Relationship: Bar Charts or Line Charts?

Line charts might be preferred when we try to visualise any relationship or trend. But we should admit that bar charts are versatile. Why not just try and compare them?

NOTE:

  1. Task associated: #5.
  2. The design decision for Giraffe here is to use bar charts to visualise the relationship between the number of listings and prices, by room type and borough.
  3. Legend selection is enabled.
  4. Scale binding is enabled.
  5. A price filter is provided.

Distribution: Box Plots or Violin Plots?

Both plots could provide insights into the distribution of a quantitative attribute. Violin plots could also tell about the density. It does not mean that the violin plots are better. But in the context of distribution, which one would be preferred?

NOTE:

  1. Task associated: #6.
  2. The design decision for Giraffe here is to use a box plot to visualise the primary distribution of prices by room type.
  3. Tooltips are enabled for each box.

Heatmap: Hue or Saturation?

It is incredibly convenient to generate a heatmap based on geo-location for this dataset due to the latitude and longitude attributes. Selecting a suitable colour scheme would be vital for successful visualisation. We reckon that it is better to use saturation of the same hue. However, we would like to pretend forgetting it and perform the specific visualisation task.
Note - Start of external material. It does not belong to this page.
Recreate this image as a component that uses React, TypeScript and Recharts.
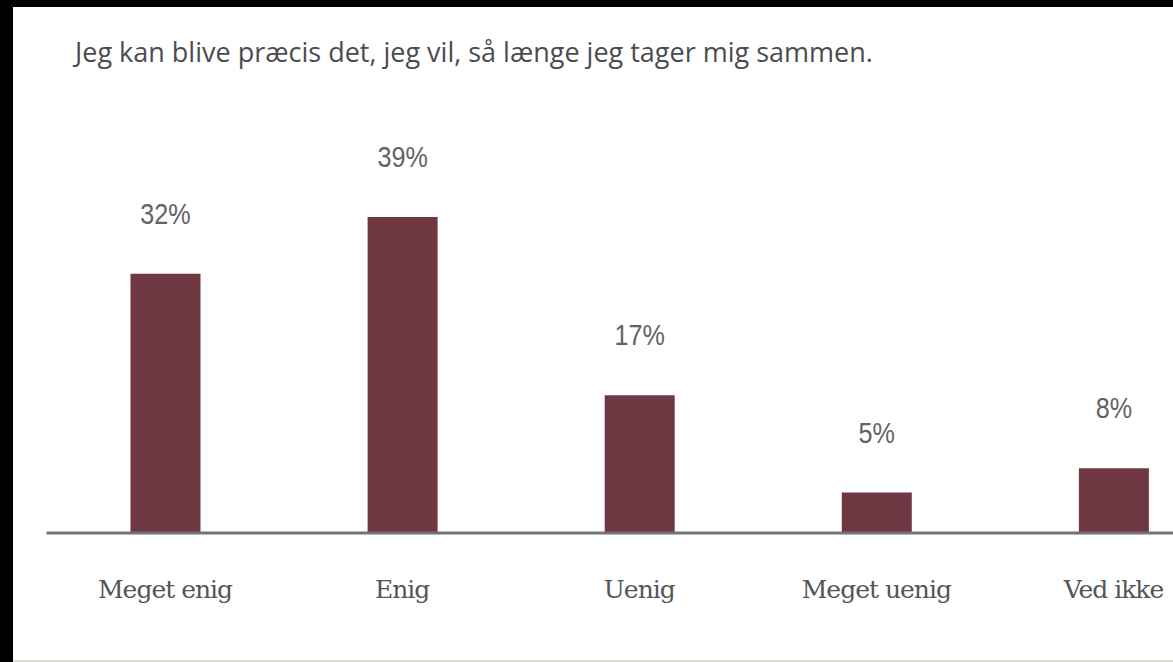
import { BarChart, Bar, XAxis, YAxis, LabelList } from 'recharts';

const categories = ['Meget enig', 'Enig', 'Uenig', 'Meget uenig', 'Ved ikke'];
const shares = [32, 39, 17, 5, 8];
const title = 'Jeg kan blive præcis det, jeg vil, så længe jeg tager mig sammen.';

const data = categories.map((name, i) => ({ name, value: shares[i] }));

const BAR_COLOR = '#6f3742';

// narrow look of the original percent labels: squeeze the text horizontally
const renderValueLabel = (props: any) => {
  const { x, y, width, value } = props;
  return (
    <text
      transform={`translate(${x + width / 2},${y - 50}) scale(0.84,1)`}
      textAnchor="middle"
      fill="#636363"
      style={{ fontFamily: '"Liberation Sans", sans-serif', fontSize: 30 }}
    >
      {`${value}%`}
    </text>
  );
};

const CategoryTick = (props: any) => {
  const { x, y, payload } = props;
  return (
    <text
      x={x}
      y={y + 65}
      textAnchor="middle"
      fill="#555555"
      style={{ fontFamily: '"DejaVu Serif", serif', fontSize: 25, letterSpacing: -1 }}
    >
      {payload.value}
    </text>
  );
};

export default function App() {
  return (
    <div
      style={{
        position: 'fixed',
        left: 0,
        top: 0,
        width: 1173,
        height: 662,
        background: '#000',
        overflow: 'hidden',
      }}
    >
      <div
        style={{
          position: 'absolute',
          left: 13,
          top: 7,
          width: 1160,
          height: 653,
          background: '#fff',
          borderBottom: '2px solid #dcdccf',
        }}
      />
      <svg width={1173} height={100} style={{ position: 'absolute', left: 0, top: 0 }}>
        <text
          x={75}
          y={62}
          fill="#4b4c50"
          style={{ fontFamily: '"Open Sans", sans-serif', fontSize: 27 }}
        >
          {title}
        </text>
      </svg>
      <div style={{ position: 'absolute', left: 0, top: 0 }}>
        <BarChart
          width={1240}
          height={662}
          data={data}
          margin={{ top: 128, right: 8, bottom: 0, left: 46.5 }}
          barCategoryGap={0}
        >
          <YAxis hide domain={[0, 50]} />
          <XAxis
            dataKey="name"
            height={129}
            tickLine={false}
            tickSize={0}
            tickMargin={0}
            stroke="#737373"
            strokeWidth={3}
            tick={<CategoryTick />}
            interval={0}
          />
          <Bar dataKey="value" fill={BAR_COLOR} barSize={70} isAnimationActive={false}>
            <LabelList dataKey="value" content={renderValueLabel} />
          </Bar>
        </BarChart>
      </div>
    </div>
  );
}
XD

You live, and you learn.

NOTE:

  1. Task associated: #7. Some other charts are also created in addition to the heatmap to complete the visualisation task.
  2. The design decision for Giraffe here is to use hue to visualise the price distribution by location.
  3. Tooltips are enabled for almost all chart elements.
  4. Scale binding is enabled for the sub-chart illustrating the number of listings by price.
  5. A price filter and a borough filter are provided.